# GIVEN TASK
Can you transcribe the data exactly? Leave the pictures out.

** start of MATERIAL **

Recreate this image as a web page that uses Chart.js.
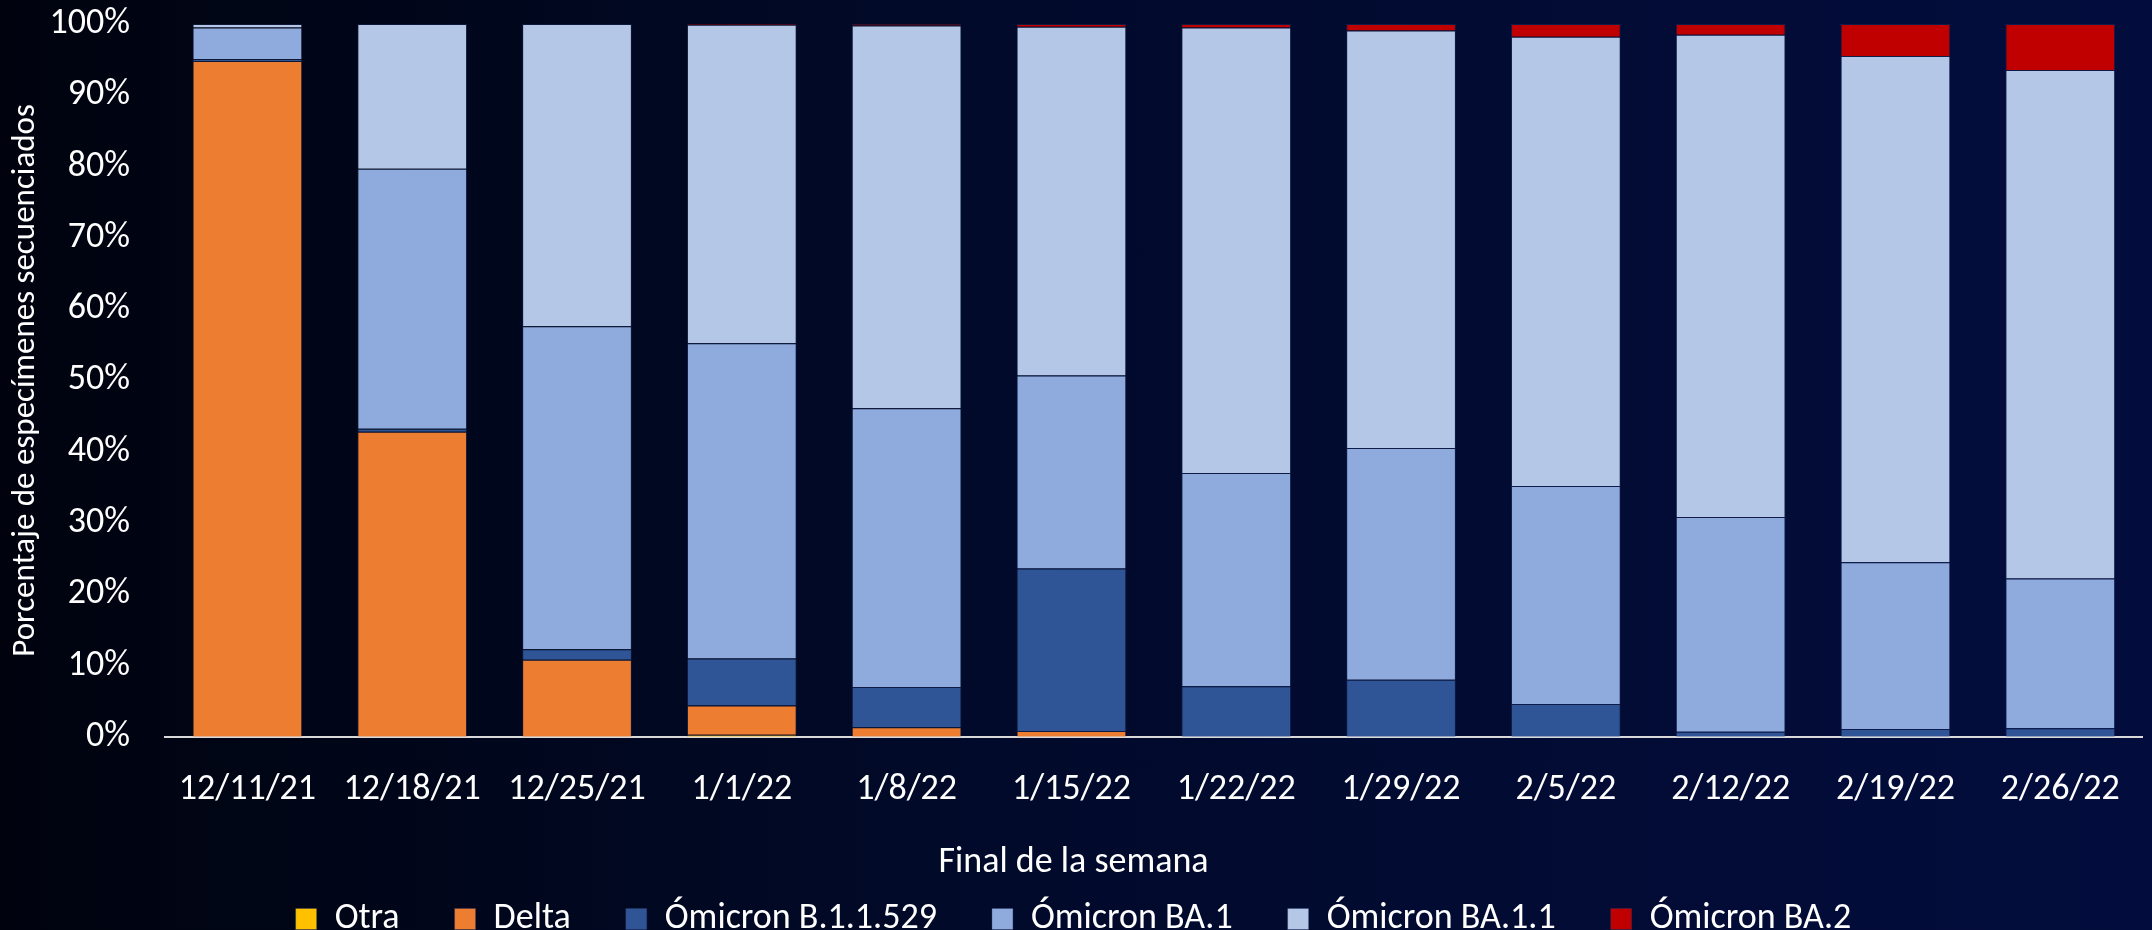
<!DOCTYPE html>
<html>
<head>
<meta charset="utf-8">
<script src="https://cdn.jsdelivr.net/npm/chart.js@4/dist/chart.umd.min.js"></script>
<style>
  html, body { margin: 0; padding: 0; }
  body { width: 2152px; height: 930px; overflow: hidden;
         background: linear-gradient(to right, #00030e 0%, #010a2a 45%, #030d3d 100%); }
  #wrap { width: 2152px; height: 930px; }
</style>
</head>
<body>
<div id="wrap"><canvas id="c" width="2152" height="930"></canvas></div>
<script>
const categories = ['12/11/21','12/18/21','12/25/21','1/1/22','1/8/22','1/15/22','1/22/22','1/29/22','2/5/22','2/12/22','2/19/22','2/26/22'];
const otra   = [0, 0, 0, 0.3, 0, 0, 0, 0, 0, 0, 0, 0];
const delta  = [94.8, 42.8, 10.8, 4.1, 1.35, 0.8, 0, 0, 0, 0, 0, 0];
const b11529 = [0.3, 0.4, 1.5, 6.6, 5.65, 22.8, 7.1, 8.0, 4.6, 0.7, 1.1, 1.2];
const ba1    = [4.4, 36.5, 45.3, 44.2, 39.1, 27.1, 29.9, 32.5, 30.6, 30.15, 23.4, 21.0];
const ba11   = [0.5, 20.3, 42.4, 44.7, 53.7, 48.9, 62.5, 58.6, 63.0, 67.65, 71.0, 71.35];
const ba2    = [0, 0, 0, 0.1, 0.2, 0.4, 0.5, 0.9, 1.8, 1.5, 4.5, 6.45];
const yTicks = [0, 10, 20, 30, 40, 50, 60, 70, 80, 90, 100];
const seriesNames = ['Otra', 'Delta', 'Ómicron B.1.1.529', 'Ómicron BA.1', 'Ómicron BA.1.1', 'Ómicron BA.2'];
const xTitle = 'Final de la semana';
const yTitle = 'Porcentaje de especímenes secuenciados';

const FONT = 'Carlito, "Liberation Sans Narrow", "DejaVu Sans Condensed", "Open Sans", sans-serif';
const colors = ['#FFC000', '#ED7D31', '#2F5597', '#8FAADC', '#B4C7E7', '#C00000'];
const seriesData = [otra, delta, b11529, ba1, ba11, ba2];

const datasets = seriesData.map((d, i) => ({
  label: seriesNames[i],
  data: d,
  backgroundColor: colors[i],
  borderColor: 'rgba(40,60,110,0.35)',
  borderWidth: 1,
  barPercentage: 0.666,
  categoryPercentage: 1.0
}));

Chart.defaults.font.family = FONT;
Chart.defaults.color = '#FFFFFF';

new Chart(document.getElementById('c'), {
  type: 'bar',
  data: { labels: categories, datasets },
  options: {
    responsive: false,
    animation: false,
    devicePixelRatio: 1,
    layout: { padding: { top: 24, right: 5, bottom: -3, left: 0 } },
    plugins: {
      tooltip: { enabled: false },
      title: {
        display: true,
        text: xTitle,
        position: 'bottom',
        weight: 500,
        color: '#FFFFFF',
        font: { size: 36, weight: 'normal', family: FONT },
        padding: { top: 15, bottom: -39 }
      },
      legend: {
        display: true,
        position: 'bottom',
        maxHeight: 87,
        labels: {
          color: '#FFFFFF',
          font: { size: 36, family: FONT },
          boxWidth: 21,
          boxHeight: 21,
          padding: 55
        }
      }
    },
    scales: {
      x: {
        stacked: true,
        afterFit: (s) => { s.height = 90; },
        grid: { display: false, drawTicks: false },
        border: { display: true, color: '#D9D9D9', width: 2 },
        ticks: { color: '#FFFFFF', font: { size: 36 }, padding: 32, maxRotation: 0, autoSkip: false }
      },
      y: {
        stacked: true,
        min: 0, max: 100,
        afterFit: (s) => { s.width = 165; s.paddingTop = 0; s.paddingBottom = 0; },
        afterBuildTicks: (s) => { s.ticks = yTicks.map(v => ({ value: v })); },
        grid: { display: false, drawTicks: false },
        border: { display: false },
        ticks: { color: '#FFFFFF', font: { size: 36 }, padding: 35, callback: (v) => v + '%' },
        title: {
          display: true, text: yTitle, color: '#FFFFFF',
          font: { size: 33, family: FONT }, padding: { top: 6, bottom: 0 }
        }
      }
    }
  }
});
</script>
</body>
</html>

** end of MATERIAL **

# OUTPUT FOR THIS TASK
Recreate this image as a web page that uses Chart.js.
<!DOCTYPE html>
<html>
<head>
<meta charset="utf-8">
<script src="https://cdn.jsdelivr.net/npm/chart.js@4/dist/chart.umd.min.js"></script>
<style>
  html, body { margin: 0; padding: 0; }
  body { width: 2152px; height: 930px; overflow: hidden;
         background: linear-gradient(to right, #00030e 0%, #010a2a 45%, #030d3d 100%); }
  #wrap { width: 2152px; height: 930px; }
</style>
</head>
<body>
<div id="wrap"><canvas id="c" width="2152" height="930"></canvas></div>
<script>
const categories = ['12/11/21','12/18/21','12/25/21','1/1/22','1/8/22','1/15/22','1/22/22','1/29/22','2/5/22','2/12/22','2/19/22','2/26/22'];
const otra   = [0, 0, 0, 0.3, 0, 0, 0, 0, 0, 0, 0, 0];
const delta  = [94.8, 42.8, 10.8, 4.1, 1.35, 0.8, 0, 0, 0, 0, 0, 0];
const b11529 = [0.3, 0.4, 1.5, 6.6, 5.65, 22.8, 7.1, 8.0, 4.6, 0.7, 1.1, 1.2];
const ba1    = [4.4, 36.5, 45.3, 44.2, 39.1, 27.1, 29.9, 32.5, 30.6, 30.15, 23.4, 21.0];
const ba11   = [0.5, 20.3, 42.4, 44.7, 53.7, 48.9, 62.5, 58.6, 63.0, 67.65, 71.0, 71.35];
const ba2    = [0, 0, 0, 0.1, 0.2, 0.4, 0.5, 0.9, 1.8, 1.5, 4.5, 6.45];
const yTicks = [0, 10, 20, 30, 40, 50, 60, 70, 80, 90, 100];
const seriesNames = ['Otra', 'Delta', 'Ómicron B.1.1.529', 'Ómicron BA.1', 'Ómicron BA.1.1', 'Ómicron BA.2'];
const xTitle = 'Final de la semana';
const yTitle = 'Porcentaje de especímenes secuenciados';

const FONT = 'Carlito, "Liberation Sans Narrow", "DejaVu Sans Condensed", "Open Sans", sans-serif';
const colors = ['#FFC000', '#ED7D31', '#2F5597', '#8FAADC', '#B4C7E7', '#C00000'];
const seriesData = [otra, delta, b11529, ba1, ba11, ba2];

const datasets = seriesData.map((d, i) => ({
  label: seriesNames[i],
  data: d,
  backgroundColor: colors[i],
  borderColor: 'rgba(40,60,110,0.35)',
  borderWidth: 1,
  barPercentage: 0.666,
  categoryPercentage: 1.0
}));

Chart.defaults.font.family = FONT;
Chart.defaults.color = '#FFFFFF';

new Chart(document.getElementById('c'), {
  type: 'bar',
  data: { labels: categories, datasets },
  options: {
    responsive: false,
    animation: false,
    devicePixelRatio: 1,
    layout: { padding: { top: 24, right: 5, bottom: -3, left: 0 } },
    plugins: {
      tooltip: { enabled: false },
      title: {
        display: true,
        text: xTitle,
        position: 'bottom',
        weight: 500,
        color: '#FFFFFF',
        font: { size: 36, weight: 'normal', family: FONT },
        padding: { top: 15, bottom: -39 }
      },
      legend: {
        display: true,
        position: 'bottom',
        maxHeight: 87,
        labels: {
          color: '#FFFFFF',
          font: { size: 36, family: FONT },
          boxWidth: 21,
          boxHeight: 21,
          padding: 55
        }
      }
    },
    scales: {
      x: {
        stacked: true,
        afterFit: (s) => { s.height = 90; },
        grid: { display: false, drawTicks: false },
        border: { display: true, color: '#D9D9D9', width: 2 },
        ticks: { color: '#FFFFFF', font: { size: 36 }, padding: 32, maxRotation: 0, autoSkip: false }
      },
      y: {
        stacked: true,
        min: 0, max: 100,
        afterFit: (s) => { s.width = 165; s.paddingTop = 0; s.paddingBottom = 0; },
        afterBuildTicks: (s) => { s.ticks = yTicks.map(v => ({ value: v })); },
        grid: { display: false, drawTicks: false },
        border: { display: false },
        ticks: { color: '#FFFFFF', font: { size: 36 }, padding: 35, callback: (v) => v + '%' },
        title: {
          display: true, text: yTitle, color: '#FFFFFF',
          font: { size: 33, family: FONT }, padding: { top: 6, bottom: 0 }
        }
      }
    }
  }
});
</script>
</body>
</html>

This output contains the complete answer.